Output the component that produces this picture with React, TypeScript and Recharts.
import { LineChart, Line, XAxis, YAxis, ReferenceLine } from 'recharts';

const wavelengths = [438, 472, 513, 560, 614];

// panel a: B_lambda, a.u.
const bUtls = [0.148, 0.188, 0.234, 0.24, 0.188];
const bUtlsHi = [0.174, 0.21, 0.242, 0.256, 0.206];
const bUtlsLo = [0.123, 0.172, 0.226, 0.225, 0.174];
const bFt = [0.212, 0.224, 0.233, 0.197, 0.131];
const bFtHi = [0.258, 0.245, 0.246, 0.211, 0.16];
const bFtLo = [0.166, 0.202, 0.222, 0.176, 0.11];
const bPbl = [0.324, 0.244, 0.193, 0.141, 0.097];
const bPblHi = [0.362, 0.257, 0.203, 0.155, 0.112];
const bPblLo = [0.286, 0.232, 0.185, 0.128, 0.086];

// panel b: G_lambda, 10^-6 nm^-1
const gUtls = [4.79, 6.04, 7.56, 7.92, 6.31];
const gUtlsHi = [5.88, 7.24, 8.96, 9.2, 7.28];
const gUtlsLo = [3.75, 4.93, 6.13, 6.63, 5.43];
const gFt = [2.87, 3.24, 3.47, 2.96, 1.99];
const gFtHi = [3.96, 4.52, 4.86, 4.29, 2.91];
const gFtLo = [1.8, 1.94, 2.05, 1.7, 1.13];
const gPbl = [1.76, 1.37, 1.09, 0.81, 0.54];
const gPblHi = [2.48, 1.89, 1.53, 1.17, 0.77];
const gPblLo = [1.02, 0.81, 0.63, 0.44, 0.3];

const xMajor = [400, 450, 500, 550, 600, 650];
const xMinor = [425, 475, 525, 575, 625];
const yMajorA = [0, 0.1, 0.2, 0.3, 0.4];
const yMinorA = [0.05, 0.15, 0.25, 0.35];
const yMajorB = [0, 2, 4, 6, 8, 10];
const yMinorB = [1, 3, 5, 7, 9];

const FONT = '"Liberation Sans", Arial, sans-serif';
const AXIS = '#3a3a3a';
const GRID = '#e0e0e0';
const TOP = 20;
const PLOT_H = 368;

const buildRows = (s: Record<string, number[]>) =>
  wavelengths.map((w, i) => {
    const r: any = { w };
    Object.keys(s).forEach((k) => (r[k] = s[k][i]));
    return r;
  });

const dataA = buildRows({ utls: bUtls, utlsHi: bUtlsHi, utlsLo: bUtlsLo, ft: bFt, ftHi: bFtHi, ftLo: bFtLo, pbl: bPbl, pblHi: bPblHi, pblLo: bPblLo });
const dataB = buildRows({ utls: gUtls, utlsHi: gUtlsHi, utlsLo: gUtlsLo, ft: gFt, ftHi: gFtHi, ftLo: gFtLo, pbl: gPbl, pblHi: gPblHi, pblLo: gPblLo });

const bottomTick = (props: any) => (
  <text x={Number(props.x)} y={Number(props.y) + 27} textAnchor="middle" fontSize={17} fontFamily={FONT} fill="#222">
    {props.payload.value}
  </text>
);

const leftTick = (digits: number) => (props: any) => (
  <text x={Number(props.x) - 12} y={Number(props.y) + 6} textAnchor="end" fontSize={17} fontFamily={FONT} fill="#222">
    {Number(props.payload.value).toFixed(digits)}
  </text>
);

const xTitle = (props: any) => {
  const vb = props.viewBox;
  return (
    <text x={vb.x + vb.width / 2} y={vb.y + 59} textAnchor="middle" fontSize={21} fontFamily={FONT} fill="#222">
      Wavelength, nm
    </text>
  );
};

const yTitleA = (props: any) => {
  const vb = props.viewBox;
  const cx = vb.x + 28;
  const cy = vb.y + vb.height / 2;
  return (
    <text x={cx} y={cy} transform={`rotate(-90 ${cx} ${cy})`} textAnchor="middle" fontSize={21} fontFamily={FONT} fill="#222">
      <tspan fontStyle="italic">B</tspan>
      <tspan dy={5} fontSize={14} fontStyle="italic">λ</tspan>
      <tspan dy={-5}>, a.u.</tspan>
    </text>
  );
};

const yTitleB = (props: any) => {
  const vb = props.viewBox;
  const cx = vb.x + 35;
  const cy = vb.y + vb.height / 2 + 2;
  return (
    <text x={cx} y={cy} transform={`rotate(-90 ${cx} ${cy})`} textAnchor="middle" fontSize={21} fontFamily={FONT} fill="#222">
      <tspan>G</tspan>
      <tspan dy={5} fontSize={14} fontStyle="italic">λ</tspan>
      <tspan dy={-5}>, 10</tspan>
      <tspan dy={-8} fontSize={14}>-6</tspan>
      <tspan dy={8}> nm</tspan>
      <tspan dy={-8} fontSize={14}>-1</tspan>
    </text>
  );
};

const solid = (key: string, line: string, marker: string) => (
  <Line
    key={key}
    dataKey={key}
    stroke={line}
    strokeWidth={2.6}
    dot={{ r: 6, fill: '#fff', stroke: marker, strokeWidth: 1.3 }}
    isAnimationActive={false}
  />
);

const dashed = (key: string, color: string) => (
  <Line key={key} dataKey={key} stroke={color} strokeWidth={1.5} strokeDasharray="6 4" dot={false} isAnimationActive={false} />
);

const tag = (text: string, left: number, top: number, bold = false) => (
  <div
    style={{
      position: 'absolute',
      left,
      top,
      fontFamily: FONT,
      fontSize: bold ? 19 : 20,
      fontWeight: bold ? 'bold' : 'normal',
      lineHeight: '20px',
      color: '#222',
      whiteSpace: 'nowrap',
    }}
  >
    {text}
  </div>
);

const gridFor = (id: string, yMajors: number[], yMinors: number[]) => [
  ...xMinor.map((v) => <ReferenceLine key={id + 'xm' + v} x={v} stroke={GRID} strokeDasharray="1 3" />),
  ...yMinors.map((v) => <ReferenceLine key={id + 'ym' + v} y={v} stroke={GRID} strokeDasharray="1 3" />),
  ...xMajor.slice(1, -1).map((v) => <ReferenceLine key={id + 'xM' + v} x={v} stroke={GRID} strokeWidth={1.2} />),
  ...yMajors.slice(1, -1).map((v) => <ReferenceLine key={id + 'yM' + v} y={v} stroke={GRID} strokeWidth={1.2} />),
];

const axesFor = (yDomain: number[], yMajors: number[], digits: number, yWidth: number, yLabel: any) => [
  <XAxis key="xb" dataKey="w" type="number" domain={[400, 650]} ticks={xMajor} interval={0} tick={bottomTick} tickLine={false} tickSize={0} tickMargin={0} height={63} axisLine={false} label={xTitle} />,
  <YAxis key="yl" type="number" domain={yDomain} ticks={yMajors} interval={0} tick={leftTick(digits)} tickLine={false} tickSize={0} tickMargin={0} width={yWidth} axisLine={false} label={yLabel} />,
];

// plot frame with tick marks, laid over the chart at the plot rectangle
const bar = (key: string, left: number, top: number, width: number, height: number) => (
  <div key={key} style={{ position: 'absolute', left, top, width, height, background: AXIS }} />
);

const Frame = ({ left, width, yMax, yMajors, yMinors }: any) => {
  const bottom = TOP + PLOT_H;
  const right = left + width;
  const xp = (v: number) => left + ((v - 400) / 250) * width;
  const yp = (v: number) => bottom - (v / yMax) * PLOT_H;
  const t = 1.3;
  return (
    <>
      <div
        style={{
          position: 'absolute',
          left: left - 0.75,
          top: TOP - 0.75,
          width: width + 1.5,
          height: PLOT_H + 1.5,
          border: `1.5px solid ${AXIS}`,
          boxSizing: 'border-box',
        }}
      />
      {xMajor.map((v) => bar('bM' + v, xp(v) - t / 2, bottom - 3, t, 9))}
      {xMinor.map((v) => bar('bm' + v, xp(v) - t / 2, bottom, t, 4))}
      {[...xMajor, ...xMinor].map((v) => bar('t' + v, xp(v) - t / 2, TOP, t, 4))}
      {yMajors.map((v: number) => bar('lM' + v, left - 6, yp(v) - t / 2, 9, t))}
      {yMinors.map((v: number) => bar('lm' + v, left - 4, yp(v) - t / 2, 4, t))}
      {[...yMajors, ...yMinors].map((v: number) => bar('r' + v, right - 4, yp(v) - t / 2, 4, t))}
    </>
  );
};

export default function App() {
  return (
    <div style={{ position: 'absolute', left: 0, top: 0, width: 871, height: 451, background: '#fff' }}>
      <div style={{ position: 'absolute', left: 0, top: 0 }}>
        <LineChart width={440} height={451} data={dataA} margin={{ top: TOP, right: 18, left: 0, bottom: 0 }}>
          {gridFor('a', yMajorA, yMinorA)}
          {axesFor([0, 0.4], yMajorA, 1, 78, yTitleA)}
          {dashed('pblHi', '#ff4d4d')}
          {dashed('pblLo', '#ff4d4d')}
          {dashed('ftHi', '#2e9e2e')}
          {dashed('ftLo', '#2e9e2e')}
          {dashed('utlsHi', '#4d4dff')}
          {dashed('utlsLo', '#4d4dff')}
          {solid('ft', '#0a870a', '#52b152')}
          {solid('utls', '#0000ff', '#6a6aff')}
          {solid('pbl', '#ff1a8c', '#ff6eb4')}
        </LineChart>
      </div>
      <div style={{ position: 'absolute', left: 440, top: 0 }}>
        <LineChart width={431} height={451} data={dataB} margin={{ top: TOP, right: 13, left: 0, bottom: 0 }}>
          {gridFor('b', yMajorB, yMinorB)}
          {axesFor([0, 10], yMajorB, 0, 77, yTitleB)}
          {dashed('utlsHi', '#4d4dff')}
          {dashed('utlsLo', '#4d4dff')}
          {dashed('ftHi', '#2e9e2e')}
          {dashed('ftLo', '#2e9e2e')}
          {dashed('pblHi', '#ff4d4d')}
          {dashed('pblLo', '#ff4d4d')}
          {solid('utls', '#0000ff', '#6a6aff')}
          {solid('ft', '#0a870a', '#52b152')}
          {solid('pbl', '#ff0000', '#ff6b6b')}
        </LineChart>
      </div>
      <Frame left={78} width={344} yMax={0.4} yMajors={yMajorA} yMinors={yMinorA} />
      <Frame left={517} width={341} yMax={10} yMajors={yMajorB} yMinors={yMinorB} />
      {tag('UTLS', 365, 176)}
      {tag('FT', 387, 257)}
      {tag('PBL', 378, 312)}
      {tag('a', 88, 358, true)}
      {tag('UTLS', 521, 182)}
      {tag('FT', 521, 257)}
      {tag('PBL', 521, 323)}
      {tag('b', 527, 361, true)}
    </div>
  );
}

● Task prompt: Set down the lines above as they stand, starting with the first line and ending with the line that contains "const bPblLo = [0.286, 0.232, 0.185, 0.128, 0.086];".

● Solution for this problem:
Output the component that produces this picture with React, TypeScript and Recharts.
import { LineChart, Line, XAxis, YAxis, ReferenceLine } from 'recharts';

const wavelengths = [438, 472, 513, 560, 614];

// panel a: B_lambda, a.u.
const bUtls = [0.148, 0.188, 0.234, 0.24, 0.188];
const bUtlsHi = [0.174, 0.21, 0.242, 0.256, 0.206];
const bUtlsLo = [0.123, 0.172, 0.226, 0.225, 0.174];
const bFt = [0.212, 0.224, 0.233, 0.197, 0.131];
const bFtHi = [0.258, 0.245, 0.246, 0.211, 0.16];
const bFtLo = [0.166, 0.202, 0.222, 0.176, 0.11];
const bPbl = [0.324, 0.244, 0.193, 0.141, 0.097];
const bPblHi = [0.362, 0.257, 0.203, 0.155, 0.112];
const bPblLo = [0.286, 0.232, 0.185, 0.128, 0.086];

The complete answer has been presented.